Sujet technique : PAC à compression

UNE SOLUTION DECARBONNEE PERMETTANT D’ASSURER
LE BESOIN DE CHALEUR BASSE TEMPERATURE DES INDUSTRIELS
En 2023, l’industrie française consommait 283 TWh d’énergie. Parmi les postes de consommation, on retrouvait 46% de chaleur industrielle produite à partir d’énergie carbonée (gaz naturel, pétrole, charbon…), soit 131 TWh.
Mais que peut-on faire pour mieux produire cette énergie ?
Aujourd’hui, on sait que parmi les besoins en chaleur industrielle, 30% sont consommés à basse température (moins de 100°C). Cette chaleur pourrait être produite d’une manière plus vertueuse en décarbonant les systèmes de production d’énergie industriels.
Parmi les solutions de décarbonation potentielles, on retrouve l’électrification, le solaire, la biomasse, ou encore la géothermie. Ces solutions ont toutes des avantages spécifiques à des situations données et il est important de bien étudier son projet en fonction de son site et ses contraintes afin de pouvoir trouver l’installation de décarbonation la plus pertinente dans chaque situation.
Dans le cadre d’un besoin de chaleur industrielle inférieur à 100°C, on constate, pour l’électrification, qu’il y a une meilleure performance avec l’installation de PACs qu’en passant à une chaudière électrique par exemple.

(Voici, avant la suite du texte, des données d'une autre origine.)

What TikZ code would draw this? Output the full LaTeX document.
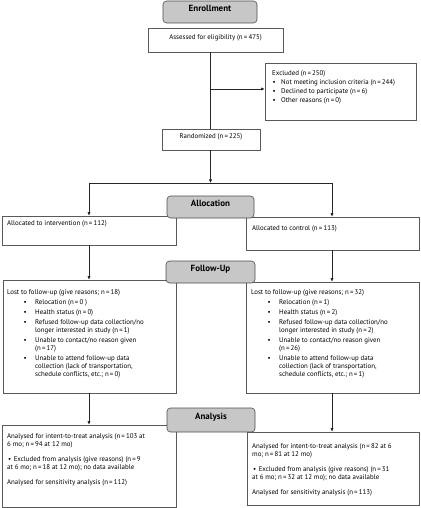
\documentclass[tikz,border=0pt]{standalone}
\usepackage{fontspec}
\setmainfont{PT Sans}
\usetikzlibrary{fit,arrows.meta}
\newcommand\bul{\hspace*{16.5bp}\makebox[11.5bp][l]{\textbullet}}
\newcommand\cont{\hspace*{28bp}}
\newcommand\ebul{\hspace*{0.5bp}\makebox[8.5bp][l]{\textbullet}}
\newcommand\abul{\hspace*{1bp}\textbullet\hspace{2.5bp}}
\tikzset{
  box/.style={draw=black!65, line width=0.6pt, inner sep=0pt, fill=white, font=\fontsize{6.9}{8}\selectfont},
  hdr/.style={draw=black!70, line width=0.6pt, fill=black!22, rounded corners=3.5bp, inner sep=0pt, font=\bfseries\fontsize{9}{10}\selectfont},
  txt/.style={inner sep=0pt, align=left, anchor=north west, font=\fontsize{6.9}{8.2}\selectfont},
  conn/.style={draw=black!85, line width=0.6pt},
  arr/.style={conn, -{Latex[length=3.5bp,width=3.2bp]}}
}
\begin{document}
\begin{tikzpicture}[x=1bp,y=-1bp]
\useasboundingbox (0,0) rectangle (420,508);
% content boxes
\node[box, fit={(148,28) (283,52)}] (assess) {Assessed for eligibility (n\,=\,475)};
\node[box, fit={(265,63) (416,120)}] (excl) {};
\node[txt] (excltxt) at (272,70.3) {Excluded (n\,=\,250)\\[0.8bp]
\ebul Not meeting inclusion criteria (n\,=\,244)\\[0.8bp]
\ebul Declined to participate (n\,=\,6)\\[0.8bp]
\ebul Other reasons (n\,=\,0)};
\node[box, fit={(162,129) (260,150)}] (rand) {Randomized (n\,=\,225)};
\node[box, fit={(2,216) (176,245)}] (allocL) {};
\node[txt, anchor=west] (allocLtxt) at (7,224) {Allocated to intervention (n\,=\,112)};
\node[box, fit={(246,217) (419,250)}] (allocR) {};
\node[txt, anchor=west] (allocRtxt) at (252,228.5) {Allocated to control (n\,=\,113)};
\node[box, fit={(3,280) (176,393)}] (fuL) {};
\node[txt] (fuLtxt) at (7,289.3) {Lost to follow-up (give reasons; n\,=\,18)\\[1.8bp]
\bul Relocation (n\,=\,0 )\\[1.8bp]
\bul Health status (n\,=\,0)\\[1.8bp]
\bul Refused follow-up data collection/no\\
\cont longer interested in study (n\,=\,1)\\[1.8bp]
\bul Unable to contact/no reason given\\
\cont (n\,=\,17)\\[1.8bp]
\bul Unable to attend follow-up data\\
\cont collection (lack of transportation,\\
\cont schedule conflicts, etc.; n\,=\,0)};
\node[box, fit={(246,282) (419,393)}] (fuR) {};
\node[txt] (fuRtxt) at (251,289.3) {Lost to follow-up (give reasons; n\,=\,32)\\[1.8bp]
\bul Relocation (n\,=\,1)\\[1.8bp]
\bul Health status (n\,=\,2)\\[1.8bp]
\bul Refused follow-up data collection/no\\
\cont longer interested in study (n\,=\,2)\\[1.8bp]
\bul Unable to contact/no reason given\\
\cont (n\,=\,26)\\[1.8bp]
\bul Unable to attend follow-up data\\
\cont collection (lack of transportation,\\
\cont schedule conflicts, etc.; n\,=\,1)};
\node[box, fit={(2,425) (176,507)}] (anL) {};
\node[txt] (anLtxt) at (7,433.5) {Analysed for intent-to-treat analysis (n\,=\,103 at\\
6 mo; n\,=\,94 at 12 mo)\\[6.5bp]
\abul Excluded from analysis (give reasons) (n\,=\,9\\
at 6 mo; n\,=\,18 at 12 mo); no data available\\[6.5bp]
Analysed for sensitivity analysis (n\,=\,112)};
\node[box, fit={(247,432) (419,505)}] (anR) {};
\node[txt] (anRtxt) at (252,443.5) {Analysed for intent-to-treat analysis (n\,=\,82 at 6\\
mo; n\,=\,81 at 12 mo)\\[6.5bp]
\abul Excluded from analysis (give reasons) (n\,=\,31\\
at 6 mo; n\,=\,32 at 12 mo); no data available\\[6.5bp]
Analysed for sensitivity analysis (n\,=\,113)};
% headers
\node[hdr, fit={(163,1) (257,23)}] (enroll) {Enrollment};
\node[hdr, fit={(167,196) (254,218)}] (allochdr) {Allocation};
\node[hdr, fit={(166,261) (255,283)}] (fuhdr) {Follow-Up};
\node[hdr, fit={(167,408) (255,432)}] (anhdr) {Analysis};
% connectors
\coordinate (b1) at (210.5,89);
\coordinate (split) at (210.5,183);
\coordinate (lsplit) at (89,183);
\coordinate (rsplit) at (332,183);
\draw[conn] (assess.south -| b1) -- (rand.north -| b1);
\draw[arr] (b1) -- (b1 -| excl.west);
\draw[arr] (rand.south -| split) -- (split);
\draw[conn] (lsplit) -- (rsplit);
\draw[arr] (lsplit) -- (lsplit |- allocL.north);
\draw[arr] (rsplit) -- (rsplit |- allocR.north);
\draw[arr] (allocL.south -| lsplit) -- (fuL.north -| lsplit);
\draw[arr] (allocR.south -| rsplit) -- (fuR.north -| rsplit);
\draw[arr] (fuL.south -| lsplit) -- (anL.north -| lsplit);
\draw[arr] (fuR.south -| rsplit) -- (anR.north -| rsplit);
\end{tikzpicture}
\end{document}
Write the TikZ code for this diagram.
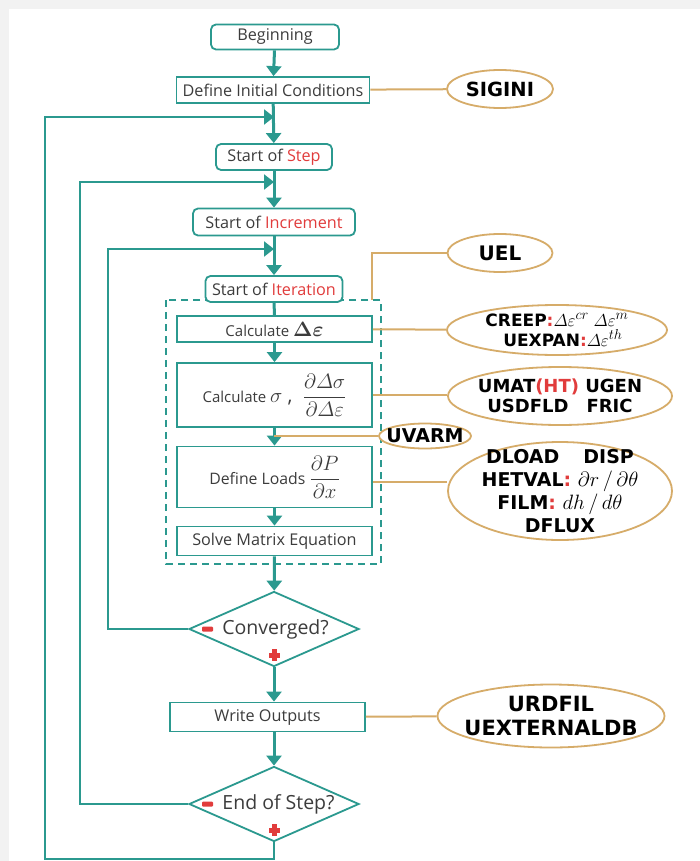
\documentclass[tikz,border=0pt]{standalone}
\usepackage[no-math]{fontspec}
\usepackage{amsmath}
\setmainfont{Open Sans}
\newfontfamily\ellfont{DejaVu Sans}
\usetikzlibrary{shapes.geometric,arrows.meta,calc}
\definecolor{tealc}{RGB}{43,153,143}
\definecolor{tanc}{RGB}{214,172,105}
\definecolor{txt}{RGB}{60,60,60}
\definecolor{redc}{RGB}{225,60,60}
\definecolor{bgray}{RGB}{242,242,242}
\newcommand{\fs}[1]{\fontsize{#1}{#1}\selectfont}
\newcommand{\fsb}[2]{\fontsize{#1}{#2}\selectfont}
\tikzset{
  base/.style={draw=tealc, line width=1.8pt, fill=white, text=txt, inner sep=0pt, align=center},
  rbox/.style={base, rounded corners=5pt},
  sbox/.style={base},
  dia/.style={diamond, draw=tealc, line width=1.8pt, fill=white, inner xsep=-40pt, inner ysep=-10pt, text=txt},
  ell/.style={ellipse, draw=tanc, line width=1.8pt, fill=white, inner xsep=-40pt, inner ysep=-20pt, align=center, text=black, font=\ellfont\bfseries\fs{19}},
  flow/.style={draw=tealc, line width=3pt, -{Triangle[width=15pt,length=10pt]}},
  plainflow/.style={draw=tealc, line width=3pt},
  link/.style={draw=tanc, line width=2pt},
  region/.style={draw=tealc, line width=1.8pt, dash pattern=on 7pt off 5pt},
}
\begin{document}
\begin{tikzpicture}[x=1pt,y=-1pt]
\fill[bgray] (0,0) rectangle (700,861);
\fill[white] (9,9) rectangle (700,861);
\useasboundingbox (0,0) rectangle (700,861);

% dashed region
\draw[region] (166,300) rectangle (381,564);

% main nodes
\node[rbox, minimum width=128, minimum height=25, font=\fs{16.2}] (begin) at (275,37) {Beginning};
\node[sbox, minimum width=193, minimum height=26, font=\fs{16.2}] (init) at (273,90) {Define Initial Conditions};
\node[rbox, minimum width=116, minimum height=26, font=\fs{16.2}] (step) at (274,157) {Start of {\color{redc}Step}};
\node[rbox, minimum width=162, minimum height=27, font=\fs{16.2}] (incr) at (274,222) {Start of {\color{redc}Increment}};
\node[rbox, minimum width=137, minimum height=26, font=\fs{16.2}] (iter) at (274,289) {Start of {\color{redc}Iteration}};
\node[sbox, minimum width=195, minimum height=26, font=\fs{15}] (calceps) at (274.5,329) {Calculate {\fs{20}$\boldsymbol{\Delta\varepsilon}$}};
\node[sbox, minimum width=195, minimum height=64, font=\fs{15}] (calcsig) at (274.5,395) {Calculate\ {\fs{20}$\sigma$ ,\ \ $\dfrac{\partial\varDelta\sigma}{\partial\varDelta\varepsilon}$}};
\node[sbox, minimum width=195, minimum height=61, font=\fs{15.8}] (loads) at (274.5,477) {Define Loads {\fs{20}$\dfrac{\partial P}{\partial x}$}};
\node[sbox, minimum width=195, minimum height=29, font=\fs{16.2}] (solve) at (274.5,541) {Solve Matrix Equation};
\node[dia, minimum width=170, minimum height=75, font=\fs{19.5}] (conv) at (274,629) {\hspace*{3pt}Converged?};
\node[sbox, minimum width=195, minimum height=29, font=\fs{16.2}] (write) at (267.5,717) {Write Outputs};
\node[dia, minimum width=170, minimum height=75, font=\fs{19.5}] (endstep) at (274,804) {\hspace*{9pt}End of Step?};

% red signs on the decisions
\fill[redc, rounded corners=1pt] (202,626.5) rectangle (213,631.5);
\fill[redc] (272,649) rectangle (276.5,661);
\fill[redc] (268.5,653) rectangle (280,657.5);
\fill[redc, rounded corners=1pt] (202,801.5) rectangle (213,806.5);
\fill[redc] (272,824) rectangle (276.5,836);
\fill[redc] (268.5,828) rectangle (280,832.5);

% ellipses
\node[ell, minimum width=106, minimum height=38, font=\ellfont\bfseries\fs{19.5}] (sigini) at (500,89) {SIGINI};
\node[ell, minimum width=105, minimum height=38, font=\ellfont\bfseries\fs{20}] (uel) at (500,253) {UEL};
\node[ell, minimum width=220, minimum height=50, font={\ellfont\bfseries\fsb{17}{20}}] (creep) at (557,330)
  {CREEP{\color{redc}:}{\fs{19}$\varDelta\varepsilon^{cr}\;\varDelta\varepsilon^{m}$}\hspace{4pt}\\ \ \ UEXPAN{\color{redc}:}{\fs{19}$\varDelta\varepsilon^{th}$}\hspace{8pt}};
\node[ell, minimum width=224, minimum height=58, font={\ellfont\bfseries\fsb{18}{20}}] (umat) at (560,396)
  {UMAT{\color{redc}(HT)} UGEN\\USDFLD\quad FRIC};
\node[ell, minimum width=92, minimum height=25] (uvarm) at (425,436) {UVARM};
\node[ell, minimum width=224, minimum height=98, font={\ellfont\bfseries\fsb{19}{23}}] (dload) at (560,491)
  {DLOAD\hspace{24pt}DISP\\HETVAL{\color{redc}:} {\fs{22}$\partial r\,/\,\partial\theta$}\\FILM{\color{redc}:} {\fs{22}$dh\,/\,d\theta$}\\DFLUX};
\node[ell, minimum width=227, minimum height=63, font={\ellfont\bfseries\fsb{21}{24}}] (urdfil) at (551,716) {URDFIL\\UEXTERNALDB};

% junction coordinates
\coordinate (j1) at (274,117);
\coordinate (j2) at (274,182);
\coordinate (j3) at (274,249);
\coordinate (c1) at (45,859);
\coordinate (c2) at (80,804);
\coordinate (c3) at (108,629);
\coordinate (ju) at (274,436);
\coordinate (dtop) at (372,300);

% main flow
\draw[flow] (begin) -- (init);
\draw[flow] (init) -- (step);
\draw[flow] (step) -- (incr);
\draw[flow] (incr) -- (iter);
\draw[plainflow] (iter) -- (calceps);
\draw[flow] (calceps) -- (calcsig);
\draw[flow] (calcsig) -- (loads);
\draw[flow] (loads) -- (solve);
\draw[flow] (solve) -- (conv);
\draw[flow] (conv.south) -- (conv.south |- write.north);
\draw[flow] (write.south -| endstep.north) -- (endstep.north);

% loops
\draw[flow, line width=2.2pt] (endstep.south) |- (c1) |- (j1);
\draw[flow, line width=2.2pt] (endstep.west) -- (c2) |- (j2);
\draw[flow, line width=2.2pt] (conv.west) -- (c3) |- (j3);

% links to user subroutines
\draw[link] (init) -- (sigini);
\draw[link] (uel.west) -| (dtop);
\draw[link] (calceps) -- (creep);
\draw[link] (calcsig.east) -- (umat.west |- calcsig.east);
\draw[link] (ju) -- (uvarm);
\draw[link] (loads.east |- 0,482) -- (dload.west |- 0,482);
\draw[link] (write) -- (urdfil);
\end{tikzpicture}
\end{document}
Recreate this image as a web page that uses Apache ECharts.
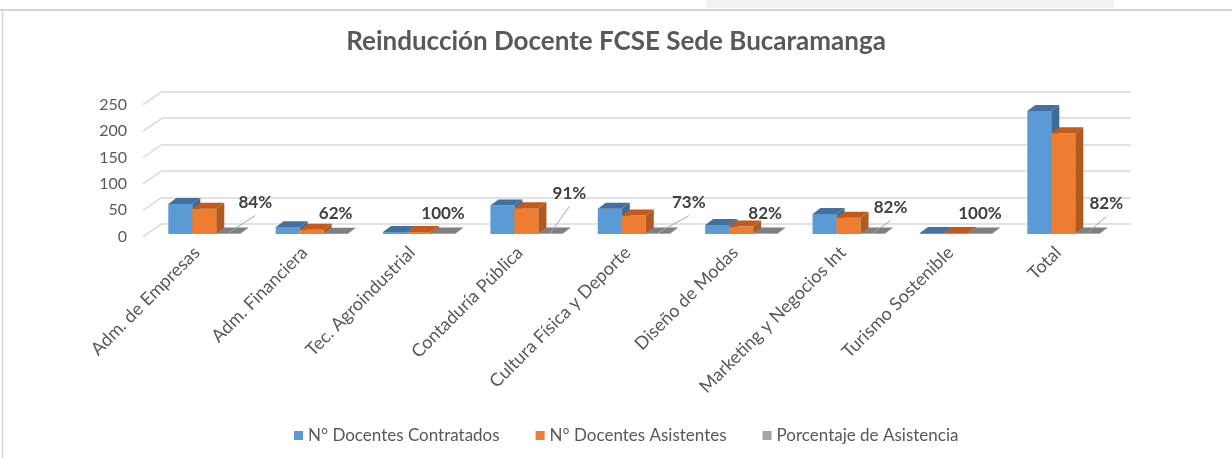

Aussi, il existe plusieurs technologies de pompes à chaleur, qui conviennent à des situations spécifiques :
- PAC à compression : idéales pour alimenter un consommateur de chaleur à basse température (entre 60 et 90°C),
- PAC à absorption : utilisant peu d’électricité mais nécessitant 2 sources de chaleur en entrée à basse et haute température,
- PAC à adsorption : rendement plus complexe adapté à des contextes très spécifiques.
Dans le cadre de cet article, nous nous focaliserons sur une solution de décarbonation convenant au mieux aux besoins de chaleur industrielle basse température : les PAC à compression.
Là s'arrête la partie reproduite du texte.